В Центре я вел ее дело, видел фотографии. И здесь узнал сразу. Приятная молодая женщина спокойно приближалась к условленному месту. Правда, почему-то без опознавательного знака. Но сомнений все равно не было. И, подойдя, я произнес пароль. Лона моментально поняла, что я был именно тем, с кем и была назначена встреча. Но отзыва не последовало. Вместо этого Лона вдруг призналась, что все забыла. Но все-таки запомнила ключевое слово. Вот с таким небольшим приключением и восстановили связь. Мы вновь запустили заброшенный было механизм, и контакты с важными источниками научно-технической информации стали возобновляться. Были и успехи, и потери. А помощь в этом Морриса и Лоны оказалась просто неоценимой. Для меня Моррис — близкий, дорогой человек. Он был и старшим братом, и добрым советчиком. На первых порах ситуация для меня оказалась непривычной. И без дружеской поддержки Коэнов пришлось бы сложно.
— Да, версий много. К этому времени в Англии был арестован наш источник — немецкий физик Клаус Фукс. Задержали агента Гари Голда. А Лона встречалась с другим нашим помощником — Персеем. И, естественно, возникла угроза, что рано или поздно ФБР может выйти на Морриса и Лону. А коль так, то и на других связных, в том числе и на Абеля. Это был бы большой провал. Сами представляете, что значит подготовить нелегалов, сколько это стоит и времени, и денег, даже представить трудно.

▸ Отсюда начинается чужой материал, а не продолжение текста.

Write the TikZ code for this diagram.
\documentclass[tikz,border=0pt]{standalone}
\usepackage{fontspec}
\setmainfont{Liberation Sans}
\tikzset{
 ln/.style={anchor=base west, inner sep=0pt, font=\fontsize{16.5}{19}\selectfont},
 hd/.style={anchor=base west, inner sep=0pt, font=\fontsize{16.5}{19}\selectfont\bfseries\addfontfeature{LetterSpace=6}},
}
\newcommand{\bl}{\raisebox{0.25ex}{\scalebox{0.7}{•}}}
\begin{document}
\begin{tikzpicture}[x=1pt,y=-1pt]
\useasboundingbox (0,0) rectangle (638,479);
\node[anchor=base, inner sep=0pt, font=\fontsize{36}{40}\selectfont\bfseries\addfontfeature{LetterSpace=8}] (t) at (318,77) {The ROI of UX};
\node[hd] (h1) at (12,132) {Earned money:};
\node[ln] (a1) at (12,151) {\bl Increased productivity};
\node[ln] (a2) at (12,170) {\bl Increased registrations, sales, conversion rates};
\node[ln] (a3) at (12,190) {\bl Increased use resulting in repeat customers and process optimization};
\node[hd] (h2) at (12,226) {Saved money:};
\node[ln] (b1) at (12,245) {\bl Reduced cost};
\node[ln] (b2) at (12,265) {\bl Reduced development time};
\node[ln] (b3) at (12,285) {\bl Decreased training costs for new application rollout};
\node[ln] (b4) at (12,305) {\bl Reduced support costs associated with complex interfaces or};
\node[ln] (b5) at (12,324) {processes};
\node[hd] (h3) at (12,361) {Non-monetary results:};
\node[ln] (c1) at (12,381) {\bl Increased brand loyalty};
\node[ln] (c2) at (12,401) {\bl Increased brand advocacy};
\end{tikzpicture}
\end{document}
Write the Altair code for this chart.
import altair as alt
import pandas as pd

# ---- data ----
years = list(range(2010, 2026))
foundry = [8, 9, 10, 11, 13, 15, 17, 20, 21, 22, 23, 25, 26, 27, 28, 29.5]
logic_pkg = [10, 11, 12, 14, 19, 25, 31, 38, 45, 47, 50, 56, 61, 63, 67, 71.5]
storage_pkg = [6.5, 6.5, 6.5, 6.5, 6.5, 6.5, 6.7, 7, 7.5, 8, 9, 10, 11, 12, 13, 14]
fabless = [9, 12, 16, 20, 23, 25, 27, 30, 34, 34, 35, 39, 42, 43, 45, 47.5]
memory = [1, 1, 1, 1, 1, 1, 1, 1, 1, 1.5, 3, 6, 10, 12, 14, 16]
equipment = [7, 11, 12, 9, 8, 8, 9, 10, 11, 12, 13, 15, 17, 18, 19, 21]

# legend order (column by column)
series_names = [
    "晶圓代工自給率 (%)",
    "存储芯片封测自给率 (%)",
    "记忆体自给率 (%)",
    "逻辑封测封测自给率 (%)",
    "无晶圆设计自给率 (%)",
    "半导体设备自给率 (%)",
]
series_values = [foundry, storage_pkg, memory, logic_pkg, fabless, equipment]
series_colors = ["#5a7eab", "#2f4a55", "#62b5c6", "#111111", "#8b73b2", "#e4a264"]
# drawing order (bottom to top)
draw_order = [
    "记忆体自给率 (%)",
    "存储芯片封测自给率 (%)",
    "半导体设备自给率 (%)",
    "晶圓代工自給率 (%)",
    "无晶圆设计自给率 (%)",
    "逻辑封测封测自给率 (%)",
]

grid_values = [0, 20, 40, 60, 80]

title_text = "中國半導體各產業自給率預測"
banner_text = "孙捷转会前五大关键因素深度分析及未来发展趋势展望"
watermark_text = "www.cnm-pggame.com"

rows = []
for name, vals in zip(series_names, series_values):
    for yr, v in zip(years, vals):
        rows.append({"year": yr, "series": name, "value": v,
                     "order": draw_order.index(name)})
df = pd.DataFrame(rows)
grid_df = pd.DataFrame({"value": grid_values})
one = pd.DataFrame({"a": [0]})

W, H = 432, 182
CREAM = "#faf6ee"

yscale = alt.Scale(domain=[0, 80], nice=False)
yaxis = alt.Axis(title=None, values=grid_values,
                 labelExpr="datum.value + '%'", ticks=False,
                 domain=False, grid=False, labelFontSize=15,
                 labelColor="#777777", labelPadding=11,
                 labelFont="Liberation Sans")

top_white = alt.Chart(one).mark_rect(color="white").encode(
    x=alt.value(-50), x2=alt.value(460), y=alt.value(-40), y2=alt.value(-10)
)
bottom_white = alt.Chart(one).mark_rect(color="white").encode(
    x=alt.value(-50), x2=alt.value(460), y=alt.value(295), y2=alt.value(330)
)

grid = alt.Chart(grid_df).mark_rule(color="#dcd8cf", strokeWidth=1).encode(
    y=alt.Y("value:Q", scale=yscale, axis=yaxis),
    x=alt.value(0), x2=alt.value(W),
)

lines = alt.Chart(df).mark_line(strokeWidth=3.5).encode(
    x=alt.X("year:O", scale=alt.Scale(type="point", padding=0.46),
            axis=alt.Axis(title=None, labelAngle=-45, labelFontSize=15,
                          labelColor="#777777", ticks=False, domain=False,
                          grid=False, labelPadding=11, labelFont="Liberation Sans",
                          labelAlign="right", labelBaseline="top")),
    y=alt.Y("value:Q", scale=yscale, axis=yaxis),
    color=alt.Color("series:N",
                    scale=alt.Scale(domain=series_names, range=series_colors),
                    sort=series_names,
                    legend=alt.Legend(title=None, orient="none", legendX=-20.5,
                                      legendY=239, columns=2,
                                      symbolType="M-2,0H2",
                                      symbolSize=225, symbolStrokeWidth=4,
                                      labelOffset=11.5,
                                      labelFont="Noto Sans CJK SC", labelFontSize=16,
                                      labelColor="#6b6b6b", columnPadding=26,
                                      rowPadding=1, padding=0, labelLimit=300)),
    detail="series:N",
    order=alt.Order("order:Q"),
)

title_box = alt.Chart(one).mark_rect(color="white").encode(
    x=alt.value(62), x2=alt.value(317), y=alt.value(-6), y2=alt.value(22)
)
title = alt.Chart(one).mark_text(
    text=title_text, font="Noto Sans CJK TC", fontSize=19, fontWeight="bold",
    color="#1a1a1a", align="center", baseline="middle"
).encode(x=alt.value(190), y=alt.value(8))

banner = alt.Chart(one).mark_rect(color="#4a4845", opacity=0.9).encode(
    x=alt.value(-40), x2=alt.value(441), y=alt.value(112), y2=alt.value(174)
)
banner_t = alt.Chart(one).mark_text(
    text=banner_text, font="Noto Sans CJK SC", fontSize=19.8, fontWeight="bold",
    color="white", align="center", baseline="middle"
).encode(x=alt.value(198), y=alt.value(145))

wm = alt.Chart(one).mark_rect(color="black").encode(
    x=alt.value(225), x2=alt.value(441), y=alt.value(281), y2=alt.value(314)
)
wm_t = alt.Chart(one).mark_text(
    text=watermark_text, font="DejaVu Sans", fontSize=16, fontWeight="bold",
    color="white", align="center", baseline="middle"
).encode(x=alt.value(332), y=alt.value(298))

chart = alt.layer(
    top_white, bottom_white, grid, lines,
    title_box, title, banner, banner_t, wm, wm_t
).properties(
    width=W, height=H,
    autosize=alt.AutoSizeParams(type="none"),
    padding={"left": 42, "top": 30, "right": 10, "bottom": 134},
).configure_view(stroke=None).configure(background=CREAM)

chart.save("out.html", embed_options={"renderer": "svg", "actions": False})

Безопасность Коэнов была под вопросом. Под горячую руку могли не только арестовать, но и сделать с ними, что угодно. Ведь посадили же после отъезда Коэнов на электрический стул супругов Розенберг. Продолжать связь с Моррисом и Лоной — авантюра. Поэтому и приняли решение: Коэнов вывозить.
— Было рискованно. Но ввиду срочности приход мой был неизбежен. Надо было принимать меры, спасать их, вывозить из страны. Значит, надо навестить «Волонтеров» и договориться о сложной процедуре выезда. И это уже могла сделать только легальная резидентура. Если я провалюсь, то меня отзовут. Что ж, перетерпел бы. А вот для американцев арест мог обернуться трагедией. Жара в том июле 1950 года стояла страшная. Караулить около дома? Но когда они выйдут, да и выйдут ли в такое пекло? Маячить около дома — привлекать к себе внимание. Потому решили действовать смело. Зайти к ним без предупреждений, сообщить о необходимости отъезда. Так и получилось. Вошел к ним в дом, они — в полупляжном виде, были немного удивлены, но не потрясены. Я в костюме, только пиджак и сбросил. Почувствовали опасность, поняли, что уж если я пришел, значит, стряслось что-то важное. Разговор предстоял исключительно деликатный.

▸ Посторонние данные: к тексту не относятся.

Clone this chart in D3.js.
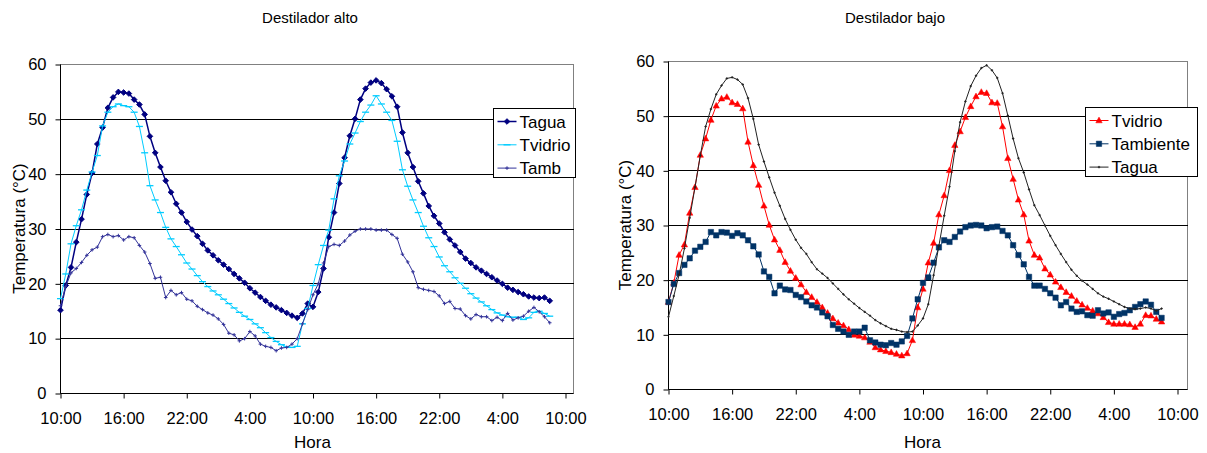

Садимся за стол. Начинаем говорить и одновременно переписываться с Моррисом на бумаге. Я ему пишу: нужно встретиться в городе, чтобы подробно все обсудить. Болтаем о ерунде и пишем, пишем. А Лона приходит, забирает каждый листочек, несет в ванну и там сжигает. Я написал Моррису довольно понятно, что надо уезжать. Он возражает, что это неразумно, особенно теперь, когда появилось столько знакомых. Можно купить любые документы, сменить фамилию, место жительства, продолжать работать подпольно. Моррис — это настоящий боец, Лона — тем более. Я снова им свое, лучше вам выехать, и уже после этого в спокойной обстановке и в другой стране будет решаться все остальное. Моррис мне опять о собственных предложениях, о переходе на нелегальное положение. Я стою на своем. И тут он выводит на бумаге: это воспринимать как приказ? Я подтверждаю, что да, пожалуй, как приказ. И он отвечает мне: тогда о чем же разговор? Если приказ, то он будет выполнен. Вот они — высочайшая дисциплинированность и чувство долга «Волонтеров»! Пошли совсем другие обсуждения. Мы договорились, когда и где встретимся в городе. Поднимаюсь, Лона выходит из ванны, а оттуда такой дымище! Я говорю: кто же так сжигает? Думал, ты знаешь, как сжигать материалы.